Reason‘s Christian Britschgi laid out the fiscal policy side of that debate yesterday. “People hate taxes and rightly so. But the federal gas tax is more appropriately thought of as a user fee that charges people for a service they consume,” Britschgi wrote. “Fairness demands charging drivers for the roads. The only alternative would be to require nonmotorists to subsidize driving infrastructure for them.”

Beyond that, the promised benefits of halting the gas tax are not a sure thing. The Atlantic‘s Derek Thompson pointed out that Biden’s proposal would serve primarily to boost the profits of oil companies—the same companies that Biden often (wrongly) claims are responsible for stoking inflation by reaping record profits.

As for the political angle, Manchin touched on that during his remarks to ABC News on Wednesday.

“My other [objection] would be the political ramification,” he said. “It goes off at the end of September.
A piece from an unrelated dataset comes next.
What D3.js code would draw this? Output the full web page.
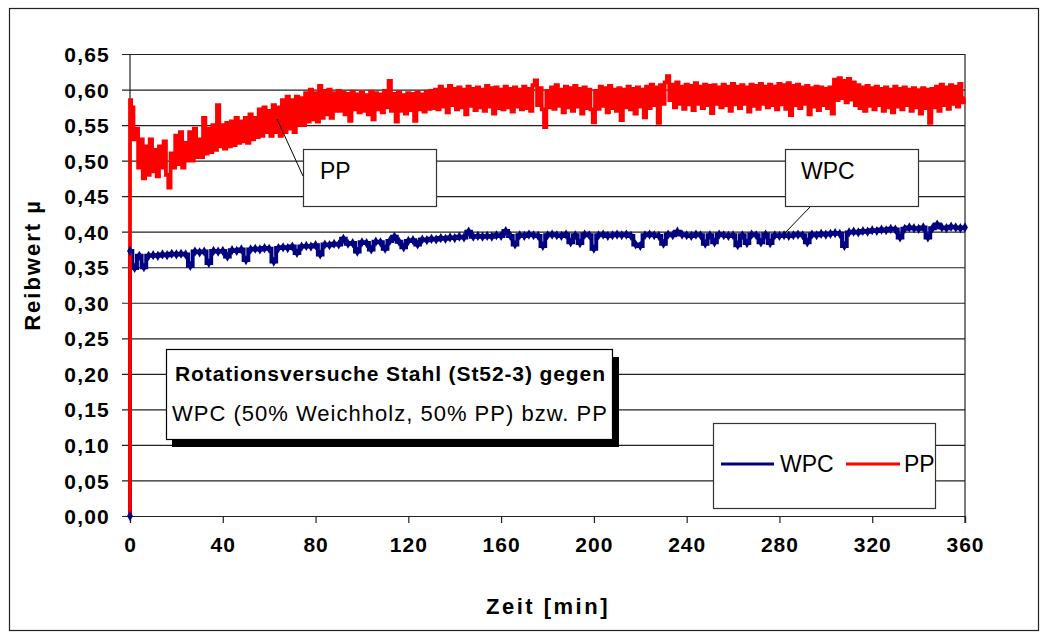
<!DOCTYPE html>
<html><head><meta charset="utf-8">
<script src="https://cdn.jsdelivr.net/npm/d3@7"></script>
<style>body{margin:0;background:#fff}svg{display:block}</style>
</head><body>
<svg id="c" width="1046" height="637"></svg>
<script>
// ---- data ----
const xTicks = [0, 40, 80, 120, 160, 200, 240, 280, 320, 360];
const yTicks = [0, 0.05, 0.10, 0.15, 0.20, 0.25, 0.30, 0.35, 0.40, 0.45, 0.50, 0.55, 0.60, 0.65];
const seriesNames = ["WPC", "PP"];
const seriesColors = ["#000080", "#ff0000"];
const startValue = 0;          // both curves start at 0 at t = 0
const ppStep = 1;              // minutes between PP samples
const wpcStep = 2;             // minutes between WPC samples
const ppValues = [0.585,
 0.575,0.53,0.545,0.49,0.53,0.475,0.52,0.48,0.53,0.485,
 0.515,0.478,0.52,0.49,0.527,0.48,0.462,0.51,0.49,0.535,
 0.495,0.54,0.49,0.525,0.50,0.54,0.50,0.545,0.505,0.53,
 0.505,0.56,0.51,0.545,0.512,0.55,0.515,0.578,0.52,0.55,
 0.517,0.553,0.52,0.555,0.522,0.56,0.525,0.555,0.527,0.56,
 0.525,0.565,0.53,0.56,0.533,0.572,0.535,0.575,0.54,0.57,
 0.535,0.578,0.54,0.575,0.535,0.585,0.54,0.59,0.545,0.585,
 0.54,0.59,0.55,0.588,0.55,0.595,0.555,0.60,0.558,0.595,
 0.555,0.605,0.56,0.598,0.565,0.60,0.56,0.595,0.57,0.598,
 0.57,0.596,0.565,0.594,0.556,0.597,0.572,0.593,0.568,0.596,
 0.57,0.592,0.565,0.597,0.558,0.595,0.572,0.593,0.568,0.598,
 0.575,0.612,0.57,0.594,0.555,0.596,0.57,0.592,0.566,0.595,
 0.571,0.594,0.556,0.596,0.572,0.593,0.569,0.597,0.573,0.598,
 0.574,0.60,0.572,0.604,0.576,0.60,0.568,0.605,0.578,0.601,
 0.572,0.603,0.575,0.60,0.565,0.604,0.577,0.601,0.571,0.603,
 0.575,0.60,0.57,0.605,0.576,0.602,0.566,0.603,0.574,0.60,
 0.572,0.604,0.575,0.601,0.569,0.603,0.576,0.60,0.572,0.604,
 0.574,0.601,0.57,0.606,0.613,0.578,0.602,0.572,0.547,0.598,
 0.575,0.603,0.573,0.606,0.577,0.60,0.568,0.604,0.575,0.602,
 0.57,0.605,0.576,0.601,0.566,0.603,0.574,0.60,0.572,0.554,
 0.598,0.573,0.604,0.577,0.602,0.568,0.605,0.574,0.60,0.57,
 0.602,0.557,0.60,0.575,0.604,0.572,0.601,0.566,0.603,0.576,
 0.60,0.561,0.604,0.574,0.607,0.578,0.603,0.553,0.606,0.58,
 0.61,0.619,0.585,0.607,0.575,0.61,0.58,0.604,0.573,0.607,
 0.579,0.605,0.571,0.609,0.58,0.604,0.574,0.607,0.578,0.605,
 0.567,0.606,0.58,0.603,0.575,0.607,0.578,0.604,0.57,0.608,
 0.579,0.604,0.574,0.606,0.58,0.603,0.569,0.607,0.577,0.605,
 0.573,0.608,0.58,0.604,0.575,0.607,0.578,0.604,0.572,0.608,
 0.579,0.606,0.573,0.609,0.564,0.605,0.578,0.607,0.574,0.603,
 0.58,0.605,0.565,0.602,0.576,0.604,0.571,0.603,0.578,0.601,
 0.574,0.603,0.566,0.614,0.585,0.616,0.588,0.612,0.582,0.615,
 0.586,0.61,0.578,0.606,0.574,0.603,0.57,0.605,0.577,0.602,
 0.572,0.604,0.578,0.601,0.57,0.603,0.575,0.60,0.568,0.604,
 0.576,0.601,0.572,0.603,0.578,0.60,0.57,0.602,0.575,0.599,
 0.566,0.602,0.574,0.60,0.553,0.601,0.575,0.604,0.57,0.607,
 0.578,0.603,0.573,0.606,0.58,0.604,0.576,0.608,0.582,0.588];
const wpcValues = [0.373,
 0.349,0.366,0.35,0.366,0.367,0.366,0.368,0.367,0.369,0.368,
 0.369,0.368,0.352,0.372,0.371,0.372,0.356,0.373,0.372,0.373,
 0.365,0.374,0.373,0.375,0.36,0.375,0.376,0.375,0.377,0.376,
 0.358,0.377,0.378,0.377,0.379,0.37,0.379,0.38,0.379,0.381,
 0.368,0.382,0.381,0.383,0.382,0.39,0.383,0.384,0.372,0.385,
 0.384,0.375,0.386,0.385,0.376,0.387,0.393,0.386,0.378,0.387,
 0.388,0.382,0.389,0.388,0.39,0.389,0.391,0.39,0.392,0.391,
 0.393,0.392,0.40,0.393,0.394,0.393,0.394,0.393,0.395,0.394,
 0.401,0.394,0.382,0.395,0.394,0.396,0.395,0.394,0.38,0.395,
 0.396,0.395,0.394,0.396,0.385,0.395,0.384,0.396,0.395,0.376,
 0.395,0.396,0.394,0.395,0.396,0.395,0.396,0.394,0.382,0.38,
 0.395,0.396,0.395,0.394,0.383,0.396,0.395,0.40,0.396,0.395,
 0.394,0.396,0.395,0.383,0.395,0.385,0.396,0.395,0.394,0.395,
 0.381,0.395,0.384,0.396,0.395,0.385,0.396,0.384,0.395,0.394,
 0.395,0.394,0.395,0.396,0.395,0.385,0.396,0.395,0.397,0.396,
 0.397,0.398,0.397,0.38,0.399,0.40,0.399,0.401,0.40,0.402,
 0.401,0.403,0.402,0.404,0.403,0.392,0.404,0.406,0.405,0.404,
 0.406,0.392,0.405,0.41,0.406,0.405,0.407,0.406,0.405,0.406];
const yTitle = "Reibwert µ";
const xTitle = "Zeit [min]";
const noteLines = ["Rotationsversuche Stahl (St52-3) gegen", "WPC (50% Weichholz, 50% PP) bzw. PP"];

// ---- build ----
const svg = d3.select("#c");
const F = "'Liberation Sans', Arial, sans-serif";
const x = d3.scaleLinear().domain([0, 360]).range([130, 965]);
const y = d3.scaleLinear().domain([0, 0.65]).range([516, 54]);

const pp = [{t: 0, v: startValue}].concat(ppValues.map((v, i) => ({t: i * ppStep, v})));
const wpc = [{t: 0, v: startValue}].concat(wpcValues.map((v, i) => ({t: i * wpcStep, v})));

// outer frame
svg.append("rect").attr("x", 9.5).attr("y", 8.5).attr("width", 1029).attr("height", 622)
  .attr("fill", "#fff").attr("stroke", "#222").attr("stroke-width", 1.2);

// grid + y axis
const yAxis = d3.axisLeft(y).tickValues(yTicks).tickSize(835 + 8)
  .tickFormat(d => d3.format(".2f")(d).replace(".", ","));
const gy = svg.append("g").attr("transform", "translate(965,0)").call(yAxis);
gy.select(".domain").remove();
gy.selectAll(".tick line").attr("stroke", "#222").attr("stroke-width", 1.2);
gy.selectAll(".tick text").attr("x", -855).attr("dy", "0.36em")
  .attr("font-family", F).attr("font-size", 21).attr("font-weight", "bold")
  .attr("letter-spacing", 1.2).attr("fill", "#000");

// plot borders
svg.append("line").attr("x1", 130).attr("x2", 130).attr("y1", 54).attr("y2", 516).attr("stroke", "#222").attr("stroke-width", 1.2);
svg.append("line").attr("x1", 965).attr("x2", 965).attr("y1", 54).attr("y2", 523).attr("stroke", "#222").attr("stroke-width", 1.2);

// x axis
const xAxis = d3.axisBottom(x).tickValues(xTicks).tickSize(7).tickPadding(14).tickFormat(d3.format("d"));
const gx = svg.append("g").attr("transform", "translate(0,516)").call(xAxis);
gx.select(".domain").attr("stroke", "#222").attr("stroke-width", 1.2);
gx.selectAll(".tick line").attr("stroke", "#222").attr("stroke-width", 1.2);
gx.selectAll(".tick text").attr("font-family", F).attr("font-size", 21).attr("font-weight", "bold")
  .attr("letter-spacing", 1).attr("fill", "#000");

// axis titles
svg.append("text").attr("x", 548).attr("y", 614).attr("text-anchor", "middle")
  .attr("font-family", F).attr("font-size", 22).attr("font-weight", "bold").attr("letter-spacing", 2.5)
  .text(xTitle);
svg.append("text").attr("transform", "translate(40,265) rotate(-90)").attr("text-anchor", "middle")
  .attr("font-family", F).attr("font-size", 22).attr("font-weight", "bold").attr("letter-spacing", 2)
  .text(yTitle);

// series
const stepGen = d3.line().x(d => x(d.t)).y(d => y(d.v)).curve(d3.curveStep);
svg.append("path").datum(wpc).attr("d", stepGen).attr("fill", "none")
  .attr("stroke", seriesColors[0]).attr("stroke-width", 4);
svg.append("path").datum(pp).attr("d", stepGen).attr("fill", "none")
  .attr("stroke", seriesColors[1]).attr("stroke-width", 3.8);
svg.append("g").selectAll("path").data(wpc).join("path")
  .attr("transform", d => `translate(${x(d.t)},${y(d.v)})`)
  .attr("d", d3.symbol(d3.symbolDiamond, 30)).attr("fill", seriesColors[0]);

// PP callout
svg.append("line").attr("x1", 277).attr("y1", 119).attr("x2", 303).attr("y2", 176).attr("stroke", "#000").attr("stroke-width", 1);
svg.append("rect").attr("x", 303.5).attr("y", 149.5).attr("width", 133).attr("height", 57)
  .attr("fill", "#fff").attr("stroke", "#333").attr("stroke-width", 1.2);
svg.append("text").attr("x", 320).attr("y", 179).attr("font-family", F).attr("font-size", 23).text(seriesNames[1]);

// WPC callout
svg.append("line").attr("x1", 784).attr("y1", 234).attr("x2", 810).attr("y2", 207).attr("stroke", "#000").attr("stroke-width", 1);
svg.append("rect").attr("x", 785.5).attr("y", 149.5).attr("width", 133).attr("height", 57)
  .attr("fill", "#fff").attr("stroke", "#333").attr("stroke-width", 1.2);
svg.append("text").attr("x", 801).attr("y", 179).attr("font-family", F).attr("font-size", 23).text(seriesNames[0]);

// note box with shadow
svg.append("rect").attr("x", 172).attr("y", 357).attr("width", 447).attr("height", 90).attr("fill", "#000");
svg.append("rect").attr("x", 166.5).attr("y", 349.5).attr("width", 446).attr("height", 90)
  .attr("fill", "#fff").attr("stroke", "#000").attr("stroke-width", 1.2);
svg.append("text").attr("x", 175).attr("y", 381).attr("font-family", F).attr("font-size", 21).attr("font-weight", "bold")
  .attr("textLength", 430).attr("lengthAdjust", "spacing").text(noteLines[0]);
svg.append("text").attr("x", 172).attr("y", 421).attr("font-family", F).attr("font-size", 22)
  .attr("textLength", 435).attr("lengthAdjust", "spacing").text(noteLines[1]);

// legend
svg.append("rect").attr("x", 713.5).attr("y", 423.5).attr("width", 222).attr("height", 85)
  .attr("fill", "#fff").attr("stroke", "#333").attr("stroke-width", 1.2);
const leg = [{x1: 721, x2: 774, tx: 780}, {x1: 846, x2: 900, tx: 904}];
leg.forEach((l, i) => {
  svg.append("line").attr("x1", l.x1).attr("x2", l.x2).attr("y1", 464).attr("y2", 464)
    .attr("stroke", seriesColors[i]).attr("stroke-width", 3.2);
  svg.append("text").attr("x", l.tx).attr("y", 472).attr("font-family", F).attr("font-size", 23)
    .text(seriesNames[i]);
});
</script>
</body></html>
Which politician up here is going to be voting to put that 18-cent tax back on a month before the November election? So, we just dig the hole deeper and deeper and deeper.”

Indeed, a 90-day suspension of the gas tax is probably not merely a 90-day suspension of the gas tax—for the same reasons that so many temporary government programs persist. Until the federal government finds an alternative way to pay for road and bridge projects, the gas tax user fee ought to remain in place.

Still, it’s worth wondering what exactly Biden hoped to accomplish by rolling out this plan without having first done the hard work of shoring up support among his own party. If the Senate’s swing vote and the chairman of the House Transportation Committee are against you on a matter of transportation policy, there’s probably not much to be gained by standing at a podium and demanding its passage.

This is yet another instance of “do-something-ism” from a White House that still seems hopelessly lost on matters of economic policy. Biden keeps discarding practical steps to help fight inflation—like cutting tariffs, which could save Americans $800 this year—in favor of cockamamie schemes like trimming a few pennies from the gas tax or making it easier for drivers to purchase biofuels that most Americans don’t have access to in the first place.